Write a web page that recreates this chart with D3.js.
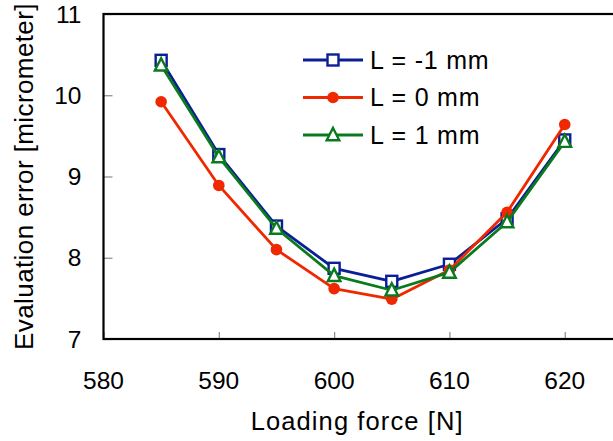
<!DOCTYPE html>
<html>
<head>
<meta charset="utf-8">
<script src="https://cdn.jsdelivr.net/npm/d3@7"></script>
<style>
  html, body { margin: 0; padding: 0; background: #fff; }
  svg { display: block; font-family: "Liberation Sans", Arial, Helvetica, sans-serif; }
</style>
</head>
<body>
<svg id="chart" width="613" height="441"></svg>
<script>
// Loading force (N) on the x axis
const forces = [585, 590, 595, 600, 605, 610, 615, 620];
// Evaluation error (micrometer) for each offset L
const errMinus1 = [10.43, 9.27, 8.39, 7.87, 7.71, 7.92, 8.48, 9.45];
const errZero   = [9.92, 8.89, 8.10, 7.62, 7.49, 7.85, 8.56, 9.64];
const errPlus1  = [10.37, 9.24, 8.36, 7.78, 7.60, 7.82, 8.44, 9.43];
const seriesNames = ["L = -1 mm", "L = 0 mm", "L = 1 mm"];
const xTicks = [580, 590, 600, 610, 620];
const yTicks = [7, 8, 9, 10, 11];

const series = [
  { name: seriesNames[0], values: errMinus1, color: "#0a1e96", symbol: "square" },
  { name: seriesNames[1], values: errZero,   color: "#f02800", symbol: "circle" },
  { name: seriesNames[2], values: errPlus1,  color: "#0a7a1e", symbol: "triangle" }
];

const svg = d3.select("#chart");
const x = d3.scaleLinear().domain([580, 625]).range([103.5, 622.4]);
const y = d3.scaleLinear().domain([7, 11]).range([339, 14]);

// tick marks (inside the frame)
const xAxis = d3.axisBottom(x).tickValues(xTicks).tickSize(-7).tickFormat("");
const yAxis = d3.axisLeft(y).tickValues(yTicks).tickSize(-9).tickFormat("");
svg.append("g").attr("transform", `translate(0,${y(7)})`).call(xAxis)
  .call(g => g.select(".domain").remove())
  .selectAll("line").attr("stroke", "#8a8a8a").attr("stroke-width", 1.2);
svg.append("g").attr("transform", `translate(${x(580)},0)`).call(yAxis)
  .call(g => g.select(".domain").remove())
  .selectAll("line").attr("stroke", "#8a8a8a").attr("stroke-width", 1.2);

// frame
svg.append("rect")
  .attr("x", x(580)).attr("y", y(11))
  .attr("width", x(625) - x(580)).attr("height", y(7) - y(11))
  .attr("fill", "none").attr("stroke", "#000").attr("stroke-width", 2.2);

// tick labels
svg.append("g").selectAll("text").data(xTicks).join("text")
  .attr("x", d => x(d)).attr("y", 388.5)
  .attr("text-anchor", "middle").attr("font-size", 24.5).attr("fill", "#000")
  .text(d => d);
svg.append("g").selectAll("text").data(yTicks).join("text")
  .attr("x", 81.5).attr("y", d => y(d) + 8.5)
  .attr("text-anchor", "end").attr("font-size", 24.5).attr("fill", "#000")
  .text(d => d);

// axis titles
svg.append("text").attr("x", x(602)).attr("y", 430)
  .attr("text-anchor", "middle").attr("font-size", 25.5)
  .attr("letter-spacing", 1.1).text("Loading force [N]");
svg.append("text").attr("transform", `translate(32.5,176.5) rotate(-90)`)
  .attr("text-anchor", "middle").attr("font-size", 26)
  .attr("letter-spacing", 0.4).text("Evaluation error [micrometer]");

function drawMarker(g, symbol, color, cx, cy) {
  if (symbol === "square") {
    g.append("rect").attr("x", cx - 5.5).attr("y", cy - 5.5).attr("width", 11).attr("height", 11)
      .attr("fill", "#fff").attr("stroke", color).attr("stroke-width", 2.4);
  } else if (symbol === "circle") {
    g.append("circle").attr("cx", cx).attr("cy", cy).attr("r", 5.8).attr("fill", color);
  } else {
    g.append("path").attr("d", `M${cx},${cy - 7}L${cx + 6.3},${cy + 5.3}L${cx - 6.3},${cy + 5.3}Z`)
      .attr("fill", "#fff").attr("stroke", color).attr("stroke-width", 2.4)
      .attr("stroke-linejoin", "miter");
  }
}

const line = d3.line().x((d, i) => x(forces[i])).y(d => y(d));
series.forEach(s => {
  const g = svg.append("g");
  g.append("path").datum(s.values).attr("d", line)
    .attr("fill", "none").attr("stroke", s.color).attr("stroke-width", 2.8)
    .attr("stroke-linejoin", "round");
  s.values.forEach((v, i) => drawMarker(g, s.symbol, s.color, x(forces[i]), y(v)));
});

// legend
const legendRows = [60, 97.5, 135];
series.forEach((s, i) => {
  const g = svg.append("g");
  const ly = legendRows[i];
  g.append("line").attr("x1", 303).attr("x2", 363).attr("y1", ly).attr("y2", ly)
    .attr("stroke", s.color).attr("stroke-width", 2.8);
  drawMarker(g, s.symbol, s.color, 333, ly);
  g.append("text").attr("x", 370).attr("y", ly + 8.8).attr("font-size", 25)
    .attr("letter-spacing", 0.8).text(s.name);
});
</script>
</body>
</html>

━━━━

* Task to carry out *
Output a faithful copy of the data, with each picture left out.

* Answer for this exercise *
Write a web page that recreates this chart with D3.js.
<!DOCTYPE html>
<html>
<head>
<meta charset="utf-8">
<script src="https://cdn.jsdelivr.net/npm/d3@7"></script>
<style>
  html, body { margin: 0; padding: 0; background: #fff; }
  svg { display: block; font-family: "Liberation Sans", Arial, Helvetica, sans-serif; }
</style>
</head>
<body>
<svg id="chart" width="613" height="441"></svg>
<script>
// Loading force (N) on the x axis
const forces = [585, 590, 595, 600, 605, 610, 615, 620];
// Evaluation error (micrometer) for each offset L
const errMinus1 = [10.43, 9.27, 8.39, 7.87, 7.71, 7.92, 8.48, 9.45];
const errZero   = [9.92, 8.89, 8.10, 7.62, 7.49, 7.85, 8.56, 9.64];
const errPlus1  = [10.37, 9.24, 8.36, 7.78, 7.60, 7.82, 8.44, 9.43];
const seriesNames = ["L = -1 mm", "L = 0 mm", "L = 1 mm"];
const xTicks = [580, 590, 600, 610, 620];
const yTicks = [7, 8, 9, 10, 11];

const series = [
  { name: seriesNames[0], values: errMinus1, color: "#0a1e96", symbol: "square" },
  { name: seriesNames[1], values: errZero,   color: "#f02800", symbol: "circle" },
  { name: seriesNames[2], values: errPlus1,  color: "#0a7a1e", symbol: "triangle" }
];

const svg = d3.select("#chart");
const x = d3.scaleLinear().domain([580, 625]).range([103.5, 622.4]);
const y = d3.scaleLinear().domain([7, 11]).range([339, 14]);

// tick marks (inside the frame)
const xAxis = d3.axisBottom(x).tickValues(xTicks).tickSize(-7).tickFormat("");
const yAxis = d3.axisLeft(y).tickValues(yTicks).tickSize(-9).tickFormat("");
svg.append("g").attr("transform", `translate(0,${y(7)})`).call(xAxis)
  .call(g => g.select(".domain").remove())
  .selectAll("line").attr("stroke", "#8a8a8a").attr("stroke-width", 1.2);
svg.append("g").attr("transform", `translate(${x(580)},0)`).call(yAxis)
  .call(g => g.select(".domain").remove())
  .selectAll("line").attr("stroke", "#8a8a8a").attr("stroke-width", 1.2);

// frame
svg.append("rect")
  .attr("x", x(580)).attr("y", y(11))
  .attr("width", x(625) - x(580)).attr("height", y(7) - y(11))
  .attr("fill", "none").attr("stroke", "#000").attr("stroke-width", 2.2);

// tick labels
svg.append("g").selectAll("text").data(xTicks).join("text")
  .attr("x", d => x(d)).attr("y", 388.5)
  .attr("text-anchor", "middle").attr("font-size", 24.5).attr("fill", "#000")
  .text(d => d);
svg.append("g").selectAll("text").data(yTicks).join("text")
  .attr("x", 81.5).attr("y", d => y(d) + 8.5)
  .attr("text-anchor", "end").attr("font-size", 24.5).attr("fill", "#000")
  .text(d => d);

// axis titles
svg.append("text").attr("x", x(602)).attr("y", 430)
  .attr("text-anchor", "middle").attr("font-size", 25.5)
  .attr("letter-spacing", 1.1).text("Loading force [N]");
svg.append("text").attr("transform", `translate(32.5,176.5) rotate(-90)`)
  .attr("text-anchor", "middle").attr("font-size", 26)
  .attr("letter-spacing", 0.4).text("Evaluation error [micrometer]");

function drawMarker(g, symbol, color, cx, cy) {
  if (symbol === "square") {
    g.append("rect").attr("x", cx - 5.5).attr("y", cy - 5.5).attr("width", 11).attr("height", 11)
      .attr("fill", "#fff").attr("stroke", color).attr("stroke-width", 2.4);
  } else if (symbol === "circle") {
    g.append("circle").attr("cx", cx).attr("cy", cy).attr("r", 5.8).attr("fill", color);
  } else {
    g.append("path").attr("d", `M${cx},${cy - 7}L${cx + 6.3},${cy + 5.3}L${cx - 6.3},${cy + 5.3}Z`)
      .attr("fill", "#fff").attr("stroke", color).attr("stroke-width", 2.4)
      .attr("stroke-linejoin", "miter");
  }
}

const line = d3.line().x((d, i) => x(forces[i])).y(d => y(d));
series.forEach(s => {
  const g = svg.append("g");
  g.append("path").datum(s.values).attr("d", line)
    .attr("fill", "none").attr("stroke", s.color).attr("stroke-width", 2.8)
    .attr("stroke-linejoin", "round");
  s.values.forEach((v, i) => drawMarker(g, s.symbol, s.color, x(forces[i]), y(v)));
});

// legend
const legendRows = [60, 97.5, 135];
series.forEach((s, i) => {
  const g = svg.append("g");
  const ly = legendRows[i];
  g.append("line").attr("x1", 303).attr("x2", 363).attr("y1", ly).attr("y2", ly)
    .attr("stroke", s.color).attr("stroke-width", 2.8);
  drawMarker(g, s.symbol, s.color, 333, ly);
  g.append("text").attr("x", 370).attr("y", ly + 8.8).attr("font-size", 25)
    .attr("letter-spacing", 0.8).text(s.name);
});
</script>
</body>
</html>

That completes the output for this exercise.